◆ Problem statement ◆
Up to and including the line with "annotations = []", write out the listing from its first line, minus the pictures.

◆ Data extract ◆
═══
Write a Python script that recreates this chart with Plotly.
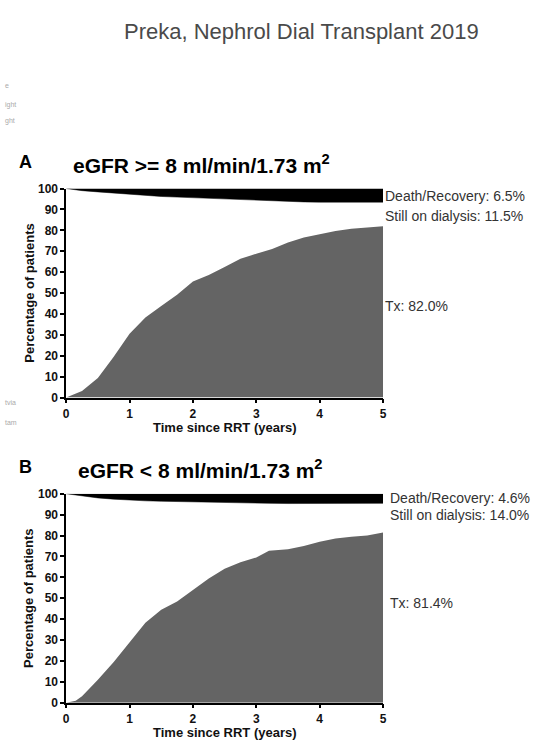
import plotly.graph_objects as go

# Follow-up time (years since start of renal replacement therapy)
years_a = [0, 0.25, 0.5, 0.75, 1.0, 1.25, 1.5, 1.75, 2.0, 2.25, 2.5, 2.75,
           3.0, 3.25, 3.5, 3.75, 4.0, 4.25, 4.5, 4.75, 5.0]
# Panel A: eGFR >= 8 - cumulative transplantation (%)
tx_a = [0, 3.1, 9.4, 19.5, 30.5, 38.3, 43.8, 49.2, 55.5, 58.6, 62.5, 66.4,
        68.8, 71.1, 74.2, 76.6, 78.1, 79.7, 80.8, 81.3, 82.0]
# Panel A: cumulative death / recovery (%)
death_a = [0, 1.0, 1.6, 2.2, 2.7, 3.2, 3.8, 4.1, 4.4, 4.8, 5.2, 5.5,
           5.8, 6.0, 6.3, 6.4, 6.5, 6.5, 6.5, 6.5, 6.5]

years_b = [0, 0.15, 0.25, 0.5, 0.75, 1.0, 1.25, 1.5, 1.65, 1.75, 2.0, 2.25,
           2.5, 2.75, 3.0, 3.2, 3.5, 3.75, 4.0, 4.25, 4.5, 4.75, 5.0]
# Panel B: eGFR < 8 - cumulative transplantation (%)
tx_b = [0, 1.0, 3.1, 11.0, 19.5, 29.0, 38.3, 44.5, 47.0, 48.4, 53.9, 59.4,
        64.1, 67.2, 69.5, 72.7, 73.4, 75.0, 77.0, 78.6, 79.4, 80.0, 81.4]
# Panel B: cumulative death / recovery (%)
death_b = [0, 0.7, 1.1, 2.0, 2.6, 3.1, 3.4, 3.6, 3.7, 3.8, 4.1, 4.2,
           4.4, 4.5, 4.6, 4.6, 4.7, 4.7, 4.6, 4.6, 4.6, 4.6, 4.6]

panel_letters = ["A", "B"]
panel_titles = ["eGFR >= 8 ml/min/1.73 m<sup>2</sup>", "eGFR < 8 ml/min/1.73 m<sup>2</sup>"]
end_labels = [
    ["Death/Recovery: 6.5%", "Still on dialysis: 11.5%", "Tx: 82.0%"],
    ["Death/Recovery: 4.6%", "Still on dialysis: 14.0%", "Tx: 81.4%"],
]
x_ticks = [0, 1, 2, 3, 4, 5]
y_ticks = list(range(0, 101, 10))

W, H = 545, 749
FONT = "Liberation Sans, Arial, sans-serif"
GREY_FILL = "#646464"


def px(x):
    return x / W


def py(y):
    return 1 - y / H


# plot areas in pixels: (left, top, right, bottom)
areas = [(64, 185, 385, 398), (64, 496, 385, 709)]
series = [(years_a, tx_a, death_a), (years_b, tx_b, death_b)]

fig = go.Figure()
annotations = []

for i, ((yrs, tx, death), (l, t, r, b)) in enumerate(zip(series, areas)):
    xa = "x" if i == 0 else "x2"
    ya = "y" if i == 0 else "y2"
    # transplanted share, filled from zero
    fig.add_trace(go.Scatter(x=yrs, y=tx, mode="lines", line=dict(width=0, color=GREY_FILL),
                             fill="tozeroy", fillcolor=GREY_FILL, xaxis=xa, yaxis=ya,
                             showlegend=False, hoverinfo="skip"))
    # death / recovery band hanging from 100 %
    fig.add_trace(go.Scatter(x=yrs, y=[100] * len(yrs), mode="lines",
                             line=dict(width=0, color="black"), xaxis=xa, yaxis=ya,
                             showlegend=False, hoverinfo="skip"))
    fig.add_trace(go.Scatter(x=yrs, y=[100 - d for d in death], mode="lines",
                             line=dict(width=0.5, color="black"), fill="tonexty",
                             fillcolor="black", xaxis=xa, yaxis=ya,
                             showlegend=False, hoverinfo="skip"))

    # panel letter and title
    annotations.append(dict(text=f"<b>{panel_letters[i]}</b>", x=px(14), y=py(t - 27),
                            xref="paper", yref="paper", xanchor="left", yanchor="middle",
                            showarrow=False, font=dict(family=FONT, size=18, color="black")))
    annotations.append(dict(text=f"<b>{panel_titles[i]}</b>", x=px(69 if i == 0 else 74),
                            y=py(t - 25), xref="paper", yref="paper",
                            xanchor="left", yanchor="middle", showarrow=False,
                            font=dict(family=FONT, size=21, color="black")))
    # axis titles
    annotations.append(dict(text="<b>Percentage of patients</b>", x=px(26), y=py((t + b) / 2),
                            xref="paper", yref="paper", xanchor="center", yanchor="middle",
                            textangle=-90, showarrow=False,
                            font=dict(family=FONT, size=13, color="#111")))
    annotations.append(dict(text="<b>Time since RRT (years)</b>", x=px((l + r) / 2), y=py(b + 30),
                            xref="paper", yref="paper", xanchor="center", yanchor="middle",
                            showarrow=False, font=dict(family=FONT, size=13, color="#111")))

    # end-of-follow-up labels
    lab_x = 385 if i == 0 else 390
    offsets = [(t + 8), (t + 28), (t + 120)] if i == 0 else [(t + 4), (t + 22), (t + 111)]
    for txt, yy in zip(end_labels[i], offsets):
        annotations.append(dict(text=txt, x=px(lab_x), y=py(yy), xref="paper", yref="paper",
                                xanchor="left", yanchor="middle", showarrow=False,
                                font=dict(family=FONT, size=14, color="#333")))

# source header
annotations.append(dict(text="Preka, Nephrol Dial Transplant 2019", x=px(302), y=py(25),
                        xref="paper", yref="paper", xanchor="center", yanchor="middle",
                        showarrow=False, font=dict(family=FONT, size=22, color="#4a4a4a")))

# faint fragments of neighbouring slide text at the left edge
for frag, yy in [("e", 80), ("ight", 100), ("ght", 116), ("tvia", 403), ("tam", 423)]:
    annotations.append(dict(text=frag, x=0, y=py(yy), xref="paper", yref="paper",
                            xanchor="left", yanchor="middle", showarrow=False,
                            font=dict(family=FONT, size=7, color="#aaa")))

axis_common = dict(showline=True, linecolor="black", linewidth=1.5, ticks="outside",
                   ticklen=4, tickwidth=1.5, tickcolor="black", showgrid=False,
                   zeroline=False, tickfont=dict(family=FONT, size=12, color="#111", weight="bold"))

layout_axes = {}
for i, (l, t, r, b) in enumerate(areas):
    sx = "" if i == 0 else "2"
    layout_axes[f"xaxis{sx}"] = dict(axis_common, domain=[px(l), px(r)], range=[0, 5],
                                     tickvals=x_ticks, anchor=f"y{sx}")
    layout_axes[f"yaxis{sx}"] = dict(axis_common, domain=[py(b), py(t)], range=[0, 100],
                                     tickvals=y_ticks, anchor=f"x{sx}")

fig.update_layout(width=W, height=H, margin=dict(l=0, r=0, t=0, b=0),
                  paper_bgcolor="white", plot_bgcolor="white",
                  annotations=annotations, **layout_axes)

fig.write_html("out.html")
═══
◆ Complete response ◆
Write a Python script that recreates this chart with Plotly.
import plotly.graph_objects as go

# Follow-up time (years since start of renal replacement therapy)
years_a = [0, 0.25, 0.5, 0.75, 1.0, 1.25, 1.5, 1.75, 2.0, 2.25, 2.5, 2.75,
           3.0, 3.25, 3.5, 3.75, 4.0, 4.25, 4.5, 4.75, 5.0]
# Panel A: eGFR >= 8 - cumulative transplantation (%)
tx_a = [0, 3.1, 9.4, 19.5, 30.5, 38.3, 43.8, 49.2, 55.5, 58.6, 62.5, 66.4,
        68.8, 71.1, 74.2, 76.6, 78.1, 79.7, 80.8, 81.3, 82.0]
# Panel A: cumulative death / recovery (%)
death_a = [0, 1.0, 1.6, 2.2, 2.7, 3.2, 3.8, 4.1, 4.4, 4.8, 5.2, 5.5,
           5.8, 6.0, 6.3, 6.4, 6.5, 6.5, 6.5, 6.5, 6.5]

years_b = [0, 0.15, 0.25, 0.5, 0.75, 1.0, 1.25, 1.5, 1.65, 1.75, 2.0, 2.25,
           2.5, 2.75, 3.0, 3.2, 3.5, 3.75, 4.0, 4.25, 4.5, 4.75, 5.0]
# Panel B: eGFR < 8 - cumulative transplantation (%)
tx_b = [0, 1.0, 3.1, 11.0, 19.5, 29.0, 38.3, 44.5, 47.0, 48.4, 53.9, 59.4,
        64.1, 67.2, 69.5, 72.7, 73.4, 75.0, 77.0, 78.6, 79.4, 80.0, 81.4]
# Panel B: cumulative death / recovery (%)
death_b = [0, 0.7, 1.1, 2.0, 2.6, 3.1, 3.4, 3.6, 3.7, 3.8, 4.1, 4.2,
           4.4, 4.5, 4.6, 4.6, 4.7, 4.7, 4.6, 4.6, 4.6, 4.6, 4.6]

panel_letters = ["A", "B"]
panel_titles = ["eGFR >= 8 ml/min/1.73 m<sup>2</sup>", "eGFR < 8 ml/min/1.73 m<sup>2</sup>"]
end_labels = [
    ["Death/Recovery: 6.5%", "Still on dialysis: 11.5%", "Tx: 82.0%"],
    ["Death/Recovery: 4.6%", "Still on dialysis: 14.0%", "Tx: 81.4%"],
]
x_ticks = [0, 1, 2, 3, 4, 5]
y_ticks = list(range(0, 101, 10))

W, H = 545, 749
FONT = "Liberation Sans, Arial, sans-serif"
GREY_FILL = "#646464"


def px(x):
    return x / W


def py(y):
    return 1 - y / H


# plot areas in pixels: (left, top, right, bottom)
areas = [(64, 185, 385, 398), (64, 496, 385, 709)]
series = [(years_a, tx_a, death_a), (years_b, tx_b, death_b)]

fig = go.Figure()
annotations = []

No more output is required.